- TO BE DONE
Leave out the pictures and print only the lines from the one with "Generate a Python" through the one with "pip_sys = [0.0155, 0.0133, 0.0177, 0.0220]", exactly as they are.
** Start DATA FOR THIS TASK **
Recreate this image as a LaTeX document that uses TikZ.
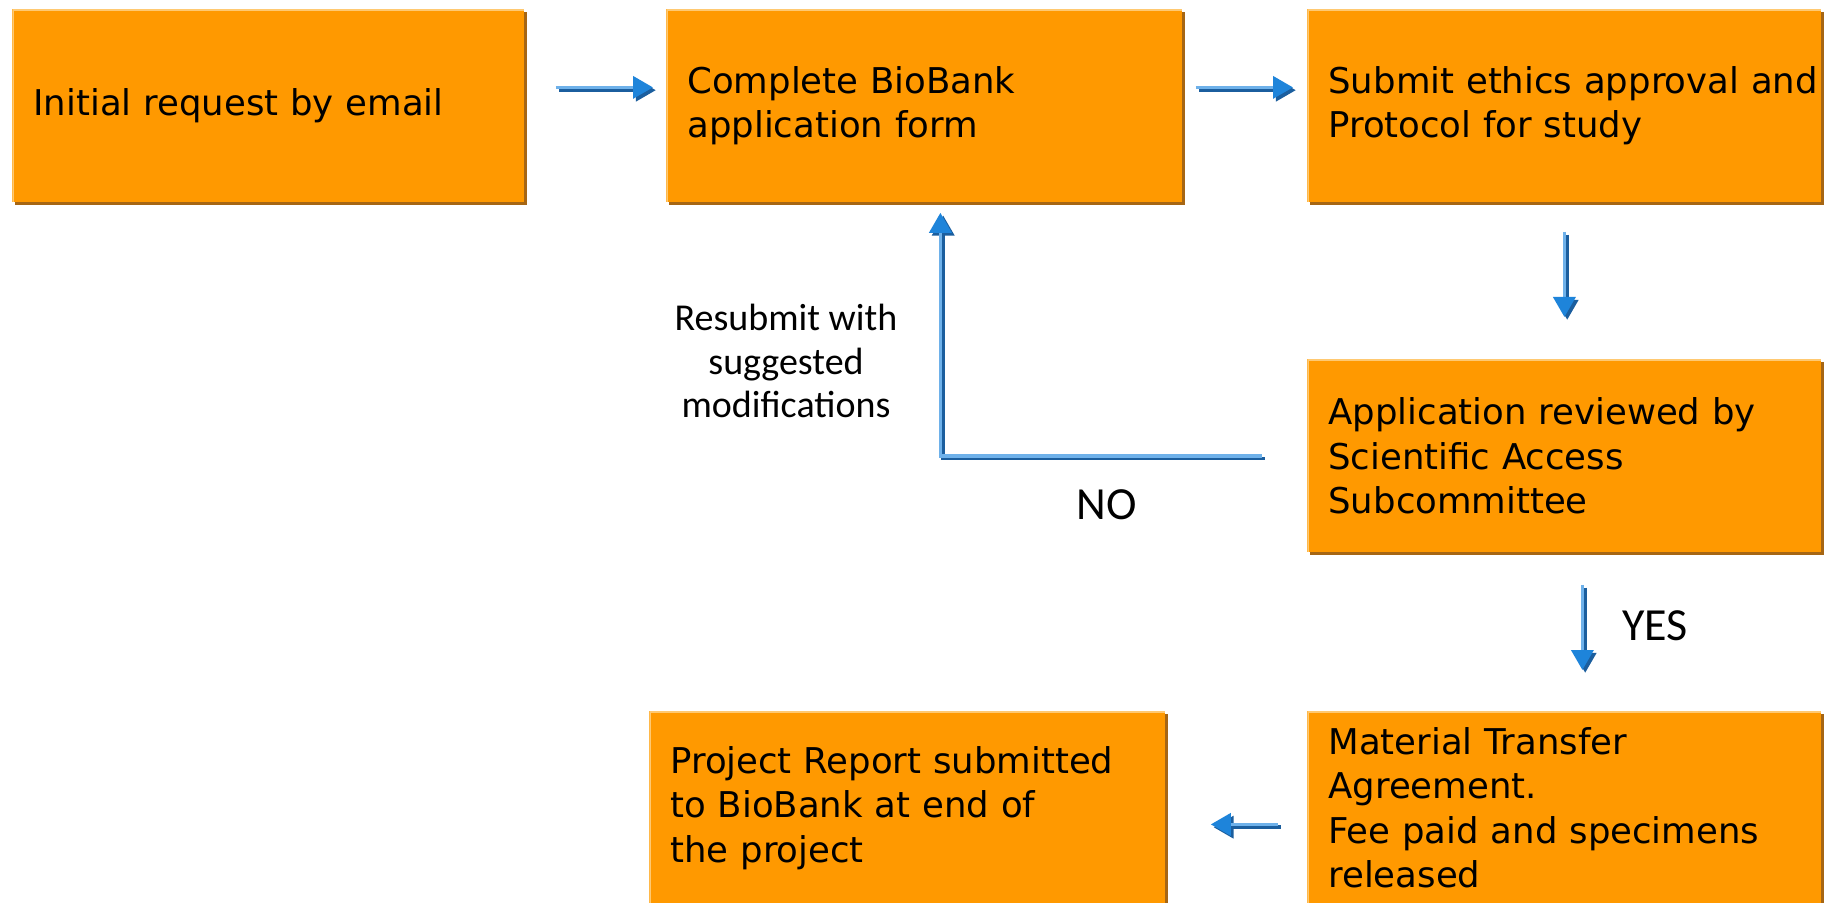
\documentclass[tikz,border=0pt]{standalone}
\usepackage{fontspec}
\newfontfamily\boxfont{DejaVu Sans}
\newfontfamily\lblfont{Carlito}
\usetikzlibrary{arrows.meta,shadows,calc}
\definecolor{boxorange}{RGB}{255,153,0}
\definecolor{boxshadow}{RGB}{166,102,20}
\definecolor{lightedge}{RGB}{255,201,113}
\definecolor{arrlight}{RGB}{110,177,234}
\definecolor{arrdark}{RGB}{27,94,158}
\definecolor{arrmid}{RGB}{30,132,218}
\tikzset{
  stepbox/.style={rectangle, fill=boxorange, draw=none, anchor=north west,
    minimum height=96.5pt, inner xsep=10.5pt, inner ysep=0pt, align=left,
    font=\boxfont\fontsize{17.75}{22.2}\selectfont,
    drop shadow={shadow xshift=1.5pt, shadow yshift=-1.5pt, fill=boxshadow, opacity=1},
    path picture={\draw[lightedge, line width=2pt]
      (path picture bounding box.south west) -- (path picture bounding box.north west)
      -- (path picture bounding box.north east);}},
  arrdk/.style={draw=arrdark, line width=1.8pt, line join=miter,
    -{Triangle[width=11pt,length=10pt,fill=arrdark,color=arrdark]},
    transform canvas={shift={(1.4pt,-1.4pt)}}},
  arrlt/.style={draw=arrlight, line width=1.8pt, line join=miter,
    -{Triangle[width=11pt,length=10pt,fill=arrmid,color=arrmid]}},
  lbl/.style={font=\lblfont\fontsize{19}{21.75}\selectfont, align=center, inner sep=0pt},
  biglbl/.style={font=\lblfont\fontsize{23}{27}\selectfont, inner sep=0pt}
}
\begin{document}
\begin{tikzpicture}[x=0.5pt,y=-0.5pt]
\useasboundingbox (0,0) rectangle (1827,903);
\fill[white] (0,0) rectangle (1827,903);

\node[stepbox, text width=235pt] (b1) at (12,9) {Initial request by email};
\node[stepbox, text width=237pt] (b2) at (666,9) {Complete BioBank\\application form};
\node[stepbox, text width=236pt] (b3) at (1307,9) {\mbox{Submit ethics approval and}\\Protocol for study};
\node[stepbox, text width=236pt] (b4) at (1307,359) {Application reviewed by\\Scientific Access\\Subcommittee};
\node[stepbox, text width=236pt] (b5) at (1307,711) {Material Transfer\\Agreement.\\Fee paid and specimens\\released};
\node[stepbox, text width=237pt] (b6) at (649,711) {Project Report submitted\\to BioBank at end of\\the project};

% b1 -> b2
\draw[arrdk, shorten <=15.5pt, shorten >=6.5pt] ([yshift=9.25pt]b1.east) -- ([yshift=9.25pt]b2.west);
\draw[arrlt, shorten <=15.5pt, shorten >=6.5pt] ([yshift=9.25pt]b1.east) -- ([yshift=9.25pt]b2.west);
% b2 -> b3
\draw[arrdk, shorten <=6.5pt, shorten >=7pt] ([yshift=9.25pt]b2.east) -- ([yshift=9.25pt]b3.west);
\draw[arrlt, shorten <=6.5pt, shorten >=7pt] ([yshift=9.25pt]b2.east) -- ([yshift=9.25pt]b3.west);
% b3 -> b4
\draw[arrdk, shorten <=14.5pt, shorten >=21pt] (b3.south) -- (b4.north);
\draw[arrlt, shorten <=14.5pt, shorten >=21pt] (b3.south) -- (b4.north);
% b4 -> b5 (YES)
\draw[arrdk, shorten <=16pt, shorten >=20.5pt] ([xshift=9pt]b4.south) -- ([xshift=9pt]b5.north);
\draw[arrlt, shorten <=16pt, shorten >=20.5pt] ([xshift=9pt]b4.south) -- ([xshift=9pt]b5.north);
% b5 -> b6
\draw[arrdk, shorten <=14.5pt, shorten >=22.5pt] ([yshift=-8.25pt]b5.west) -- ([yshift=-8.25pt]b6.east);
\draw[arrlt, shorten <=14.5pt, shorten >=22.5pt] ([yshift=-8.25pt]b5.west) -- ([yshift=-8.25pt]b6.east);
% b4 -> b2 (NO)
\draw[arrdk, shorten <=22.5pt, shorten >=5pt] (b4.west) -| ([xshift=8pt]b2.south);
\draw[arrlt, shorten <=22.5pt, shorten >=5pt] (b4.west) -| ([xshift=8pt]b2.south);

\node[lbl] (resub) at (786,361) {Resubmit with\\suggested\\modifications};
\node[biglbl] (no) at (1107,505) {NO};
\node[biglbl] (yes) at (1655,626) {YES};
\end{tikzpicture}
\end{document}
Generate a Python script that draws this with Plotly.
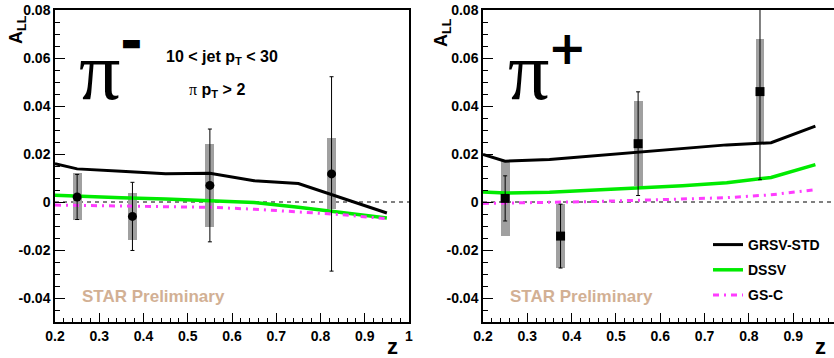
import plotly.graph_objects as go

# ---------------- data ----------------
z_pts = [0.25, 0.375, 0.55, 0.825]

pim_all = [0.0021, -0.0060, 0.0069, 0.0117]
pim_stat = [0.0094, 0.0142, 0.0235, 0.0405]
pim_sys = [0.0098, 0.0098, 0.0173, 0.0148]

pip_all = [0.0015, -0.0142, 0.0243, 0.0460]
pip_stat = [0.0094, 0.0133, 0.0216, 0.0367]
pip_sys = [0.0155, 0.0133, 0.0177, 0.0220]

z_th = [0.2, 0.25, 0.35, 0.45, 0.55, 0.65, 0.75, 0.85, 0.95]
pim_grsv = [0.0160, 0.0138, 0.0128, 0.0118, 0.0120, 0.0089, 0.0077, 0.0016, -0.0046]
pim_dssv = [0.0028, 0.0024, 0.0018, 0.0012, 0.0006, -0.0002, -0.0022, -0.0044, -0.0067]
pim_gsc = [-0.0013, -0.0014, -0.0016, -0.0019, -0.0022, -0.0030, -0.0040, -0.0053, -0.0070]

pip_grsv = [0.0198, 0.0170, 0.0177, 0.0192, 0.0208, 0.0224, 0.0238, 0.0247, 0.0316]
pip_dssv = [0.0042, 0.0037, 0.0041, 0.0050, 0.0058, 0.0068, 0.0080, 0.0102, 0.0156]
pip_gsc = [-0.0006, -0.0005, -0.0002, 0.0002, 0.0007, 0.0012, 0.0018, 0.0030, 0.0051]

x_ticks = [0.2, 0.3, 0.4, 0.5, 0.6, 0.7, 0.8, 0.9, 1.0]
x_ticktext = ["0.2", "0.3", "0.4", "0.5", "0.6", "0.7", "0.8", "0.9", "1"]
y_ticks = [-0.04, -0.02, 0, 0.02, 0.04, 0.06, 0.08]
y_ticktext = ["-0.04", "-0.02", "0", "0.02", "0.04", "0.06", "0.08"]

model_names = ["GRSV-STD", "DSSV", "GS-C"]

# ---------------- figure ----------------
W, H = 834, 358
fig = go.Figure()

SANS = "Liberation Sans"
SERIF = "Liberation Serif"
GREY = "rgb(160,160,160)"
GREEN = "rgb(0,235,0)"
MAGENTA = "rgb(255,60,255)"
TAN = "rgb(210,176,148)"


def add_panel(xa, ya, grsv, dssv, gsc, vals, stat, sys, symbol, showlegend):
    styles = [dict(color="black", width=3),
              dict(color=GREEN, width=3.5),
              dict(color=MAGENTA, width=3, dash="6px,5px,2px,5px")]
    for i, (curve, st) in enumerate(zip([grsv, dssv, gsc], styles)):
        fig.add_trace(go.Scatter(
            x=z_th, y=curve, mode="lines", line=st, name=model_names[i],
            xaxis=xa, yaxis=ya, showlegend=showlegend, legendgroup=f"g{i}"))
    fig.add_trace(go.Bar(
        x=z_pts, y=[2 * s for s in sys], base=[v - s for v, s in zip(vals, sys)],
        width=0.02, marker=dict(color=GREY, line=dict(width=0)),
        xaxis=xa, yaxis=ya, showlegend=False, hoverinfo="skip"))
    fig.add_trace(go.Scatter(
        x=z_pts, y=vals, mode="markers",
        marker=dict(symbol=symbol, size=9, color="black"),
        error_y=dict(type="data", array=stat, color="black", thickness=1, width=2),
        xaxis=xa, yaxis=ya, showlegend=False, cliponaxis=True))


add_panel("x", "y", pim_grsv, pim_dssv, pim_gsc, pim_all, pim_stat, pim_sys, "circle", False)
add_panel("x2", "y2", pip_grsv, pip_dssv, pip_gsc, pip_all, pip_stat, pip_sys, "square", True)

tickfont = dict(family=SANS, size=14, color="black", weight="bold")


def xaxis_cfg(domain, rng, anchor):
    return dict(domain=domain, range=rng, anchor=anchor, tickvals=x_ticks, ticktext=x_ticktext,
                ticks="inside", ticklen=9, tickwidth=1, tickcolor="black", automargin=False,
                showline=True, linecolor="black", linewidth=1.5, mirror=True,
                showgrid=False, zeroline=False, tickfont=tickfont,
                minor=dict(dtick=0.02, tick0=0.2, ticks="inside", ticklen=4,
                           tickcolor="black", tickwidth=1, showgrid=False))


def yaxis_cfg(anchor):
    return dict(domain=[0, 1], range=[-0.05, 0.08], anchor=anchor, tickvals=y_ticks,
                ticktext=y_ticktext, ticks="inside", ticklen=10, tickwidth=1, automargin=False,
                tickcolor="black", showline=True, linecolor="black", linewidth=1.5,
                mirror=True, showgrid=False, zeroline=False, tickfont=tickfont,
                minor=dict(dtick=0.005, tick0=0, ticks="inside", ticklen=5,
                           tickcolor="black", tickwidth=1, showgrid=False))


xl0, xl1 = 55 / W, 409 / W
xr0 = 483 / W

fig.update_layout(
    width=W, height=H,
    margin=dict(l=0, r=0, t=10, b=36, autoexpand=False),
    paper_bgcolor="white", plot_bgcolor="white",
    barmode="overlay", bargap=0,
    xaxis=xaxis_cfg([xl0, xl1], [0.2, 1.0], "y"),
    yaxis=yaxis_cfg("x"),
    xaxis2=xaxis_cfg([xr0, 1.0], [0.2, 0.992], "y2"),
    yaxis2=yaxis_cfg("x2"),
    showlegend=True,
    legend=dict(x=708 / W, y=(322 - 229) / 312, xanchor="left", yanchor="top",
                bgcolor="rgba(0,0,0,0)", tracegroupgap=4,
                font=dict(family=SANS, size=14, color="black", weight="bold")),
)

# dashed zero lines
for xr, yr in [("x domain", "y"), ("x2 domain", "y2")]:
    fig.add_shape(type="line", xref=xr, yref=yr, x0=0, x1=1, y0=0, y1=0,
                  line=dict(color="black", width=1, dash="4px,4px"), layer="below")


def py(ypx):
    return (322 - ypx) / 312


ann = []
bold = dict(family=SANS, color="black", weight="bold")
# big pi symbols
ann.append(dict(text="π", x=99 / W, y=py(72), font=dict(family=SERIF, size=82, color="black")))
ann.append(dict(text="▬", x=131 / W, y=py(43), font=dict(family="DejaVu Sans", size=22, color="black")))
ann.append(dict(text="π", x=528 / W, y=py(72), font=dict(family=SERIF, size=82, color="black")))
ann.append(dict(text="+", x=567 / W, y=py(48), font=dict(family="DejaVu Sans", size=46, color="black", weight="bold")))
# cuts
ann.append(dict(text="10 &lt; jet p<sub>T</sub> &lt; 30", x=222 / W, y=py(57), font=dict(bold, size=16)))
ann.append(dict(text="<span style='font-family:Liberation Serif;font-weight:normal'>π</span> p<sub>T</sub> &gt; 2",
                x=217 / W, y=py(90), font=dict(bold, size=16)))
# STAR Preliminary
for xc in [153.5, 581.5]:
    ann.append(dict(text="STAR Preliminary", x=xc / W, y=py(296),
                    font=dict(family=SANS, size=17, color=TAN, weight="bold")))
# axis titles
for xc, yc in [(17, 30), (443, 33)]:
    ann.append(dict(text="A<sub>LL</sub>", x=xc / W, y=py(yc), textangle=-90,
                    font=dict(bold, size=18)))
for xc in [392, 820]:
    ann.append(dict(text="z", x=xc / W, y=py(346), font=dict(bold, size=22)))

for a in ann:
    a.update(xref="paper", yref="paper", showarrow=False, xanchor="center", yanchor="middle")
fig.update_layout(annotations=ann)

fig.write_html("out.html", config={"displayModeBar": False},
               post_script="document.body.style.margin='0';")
** End DATA FOR THIS TASK **
- ANSWER FOR THIS EXERCISE
Generate a Python script that draws this with Plotly.
import plotly.graph_objects as go

# ---------------- data ----------------
z_pts = [0.25, 0.375, 0.55, 0.825]

pim_all = [0.0021, -0.0060, 0.0069, 0.0117]
pim_stat = [0.0094, 0.0142, 0.0235, 0.0405]
pim_sys = [0.0098, 0.0098, 0.0173, 0.0148]

pip_all = [0.0015, -0.0142, 0.0243, 0.0460]
pip_stat = [0.0094, 0.0133, 0.0216, 0.0367]
pip_sys = [0.0155, 0.0133, 0.0177, 0.0220]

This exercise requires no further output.